Hi, Geoff, all,
Basically, the discussion that day strayed more to the big-data analytics in general than to Lua specifically (which is, I think, more of a good thing).
As for Lua, we discussed that Lua (or rather LuaJIT) is a good instrument for ad-hoc data pre-processing.
At LogicEditor we (for many reasons) don't use Hadoop for the big-data analysis (we have about 1TB/day of uncompressed data to analyze).
For quick data pre-processing and analysis we use simple combination of standard Linux tools (parallel, grep, sort, uniq, cut and some awk).
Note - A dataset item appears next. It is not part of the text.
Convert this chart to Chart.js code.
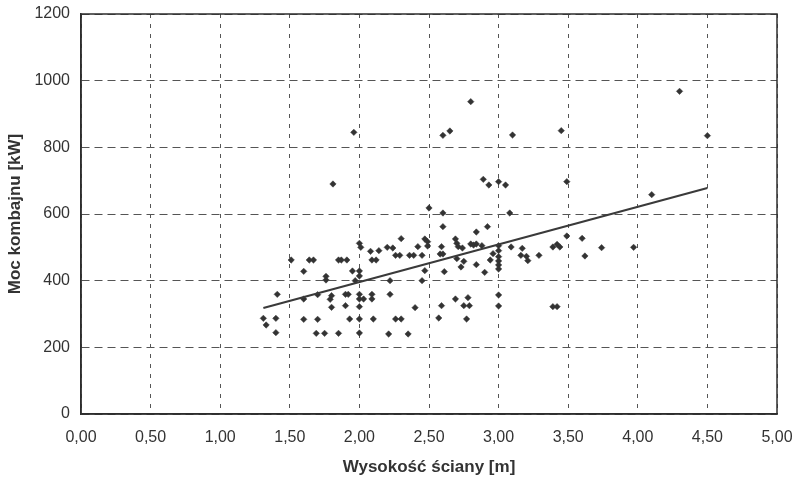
<!DOCTYPE html>
<html>
<head>
<meta charset="utf-8">
<script src="https://cdn.jsdelivr.net/npm/chart.js@4/dist/chart.umd.min.js"></script>
<style>
  html, body { margin: 0; padding: 0; background: #ffffff; }
  #wrap { width: 800px; height: 486px; }
</style>
</head>
<body>
<div id="wrap"><canvas id="c" width="800" height="486"></canvas></div>
<script>
// Wall height [m] of each longwall
const wallHeight = [
  1.31, 1.33, 1.40, 1.40, 1.41,
  1.51, 1.60, 1.64, 1.67, 1.60, 1.60, 1.70, 1.70, 1.69, 1.75,
  1.76, 1.76, 1.79, 1.80, 1.80, 1.81, 1.85, 1.87, 1.91, 1.85, 1.90, 1.92, 1.90, 1.93, 1.95, 1.96, 1.97,
  2.00, 2.01, 2.00, 2.00, 2.00, 2.00, 2.03, 2.00, 2.00, 2.00,
  2.08, 2.14, 2.09, 2.12, 2.09, 2.09, 2.10, 2.20, 2.24, 2.21, 2.22, 2.22, 2.26, 2.29, 2.26, 2.30, 2.30,
  2.36, 2.39, 2.35, 2.40, 2.42, 2.45, 2.45, 2.47, 2.47, 2.49, 2.49, 2.50,
  2.60, 2.60, 2.60, 2.65, 2.59, 2.58, 2.60, 2.61, 2.59, 2.57, 2.69, 2.70, 2.71, 2.74, 2.69, 2.73, 2.70,
  2.75, 2.75, 2.77, 2.78, 2.79, 2.80, 2.80, 2.82, 2.84, 2.84, 2.84, 2.88, 2.89, 2.90, 2.92, 2.93, 2.94, 2.96,
  3.00, 3.00, 3.00, 3.00, 3.00, 3.00, 3.00, 3.00, 3.00, 3.05,
  3.08, 3.10, 3.09, 3.17, 3.16, 3.20, 3.21, 3.29, 3.39, 3.42, 3.44, 3.39, 3.42, 3.45, 3.49, 3.49,
  3.60, 3.62, 3.74, 3.97, 4.10, 4.30, 4.50
];

// Shearer power [kW] for the same longwalls
const shearerPower = [
  287, 267, 287, 244, 359,
  462, 428, 462, 462, 345, 284, 358, 284, 242, 242,
  413, 402, 344, 355, 320, 690, 462, 462, 462, 242, 359, 359, 325, 285, 429, 845, 400,
  512, 500, 429, 414, 359, 345, 345, 322, 285, 243,
  488, 490, 462, 462, 359, 345, 285, 500, 498, 240, 400, 359, 476, 476, 285, 285, 526,
  476, 476, 240, 319, 502, 476, 400, 430, 525, 517, 504, 618,
  603, 562, 836, 849, 502, 480, 480, 427, 325, 288, 525, 512, 502, 498, 345, 441, 466,
  458, 325, 285, 349, 325, 937, 510, 507, 510, 546, 448, 505, 704, 425, 562, 687, 462, 481,
  697, 505, 490, 472, 459, 447, 435, 357, 324, 687,
  603, 837, 501, 497, 476, 473, 460, 476, 501, 509, 501, 322, 322, 850, 697, 534,
  527, 474, 499, 500, 658, 968, 835
];

// Trend line end points
const trendX = [1.31, 4.50];
const trendY = [318, 678];

// Axis ranges and steps
const xTicksMin = 0, xTicksMax = 5, xTicksStep = 0.5;
const yTicksMin = 0, yTicksMax = 1200, yTicksStep = 200;

const xTitle = 'Wysokość ściany [m]';
const yTitle = 'Moc kombajnu [kW]';

const ink = '#2e2e2e';
const gridInk = '#555555';
const fontFamily = 'Liberation Sans, Arial, sans-serif';

const points = wallHeight.map((x, i) => ({ x: x, y: shearerPower[i] }));
const trend = trendX.map((x, i) => ({ x: x, y: trendY[i] }));

// Solid frame around the plotting area
const frame = {
  id: 'frame',
  afterDraw(chart) {
    const a = chart.chartArea, ctx = chart.ctx;
    ctx.save();
    ctx.strokeStyle = ink;
    ctx.lineWidth = 1.5;
    ctx.strokeRect(a.left, a.top, a.right - a.left, a.bottom - a.top);
    ctx.restore();
  }
};

new Chart(document.getElementById('c'), {
  type: 'scatter',
  data: {
    datasets: [
      {
        type: 'line',
        data: trend,
        borderColor: '#3a3a3a',
        borderWidth: 2.2,
        pointRadius: 0,
        fill: false,
        tension: 0,
        order: 0
      },
      {
        data: points,
        pointStyle: 'rectRot',
        pointRadius: 3.2,
        backgroundColor: '#333333',
        borderColor: '#333333',
        borderWidth: 0.5,
        order: 1
      }
    ]
  },
  options: {
    responsive: false,
    animation: false,
    layout: { padding: { top: 14, right: 23, left: 0, bottom: 0 } },
    plugins: { legend: { display: false }, tooltip: { enabled: false } },
    scales: {
      x: {
        type: 'linear',
        min: xTicksMin,
        max: xTicksMax,
        afterFit(s) { s.height = 72; s.paddingLeft = 0; s.paddingRight = 0; },
        ticks: {
          stepSize: xTicksStep,
          padding: 14,
          color: '#333',
          font: { family: fontFamily, size: 16 },
          callback: v => Number(v).toFixed(2).replace('.', ',')
        },
        grid: { color: gridInk, lineWidth: 1, drawTicks: false },
        border: { display: true, color: ink, width: 1.5, dash: [4, 6] },
        title: {
          display: true,
          text: xTitle,
          color: '#333',
          font: { family: fontFamily, size: 17, weight: 'bold' },
          padding: { top: 0, bottom: 8 }
        }
      },
      y: {
        type: 'linear',
        min: yTicksMin,
        max: yTicksMax,
        afterFit(s) { s.width = 81; s.paddingTop = 0; s.paddingBottom = 0; },
        ticks: {
          stepSize: yTicksStep,
          padding: 11,
          color: '#333',
          font: { family: fontFamily, size: 16 },
          callback: v => String(v)
        },
        grid: { color: gridInk, lineWidth: 1, drawTicks: false },
        border: { display: true, color: ink, width: 1.5, dash: [8, 5] },
        title: {
          display: true,
          text: yTitle,
          color: '#333',
          font: { family: fontFamily, size: 17, weight: 'bold' },
          padding: { top: 5, bottom: 0 }
        }
      }
    }
  },
  plugins: [frame]
});
</script>
</body>
</html>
A typical command looks something like this:
time pv uid-time-ref-post.gz\
| pigz -cdp 4 \
| cut -d$'\t' -f 1,3 \
| parallel --gnu --progress -P 10 --pipe --block=16M \
$(cat <<"EOF"
luajit ~/url-to-normalized-domain.lua
EOF
) \
| LC_ALL=C sort -u -t$'\t' -k2 --parallel 6 -S20% \
| luajit ~/simple-reduce-key-counter.lua \
| LC_ALL=C sort -t$'\t' -nrk2 --parallel 6 -S20% \
| pigz -cp4 domain-uniqs_count-www-merged.gz
Where url-to-normalized-domain.lua and simple-reduce-key-counter.lua are trivial Lua scripts, 50-100 LOC.
...As for the production data processing — we use our own map-reduce framework in LuaJIT FFI, but that's another story.
* * *
If anyone is interested in details, I'll be happy to tell more :)
Best,
Alexander.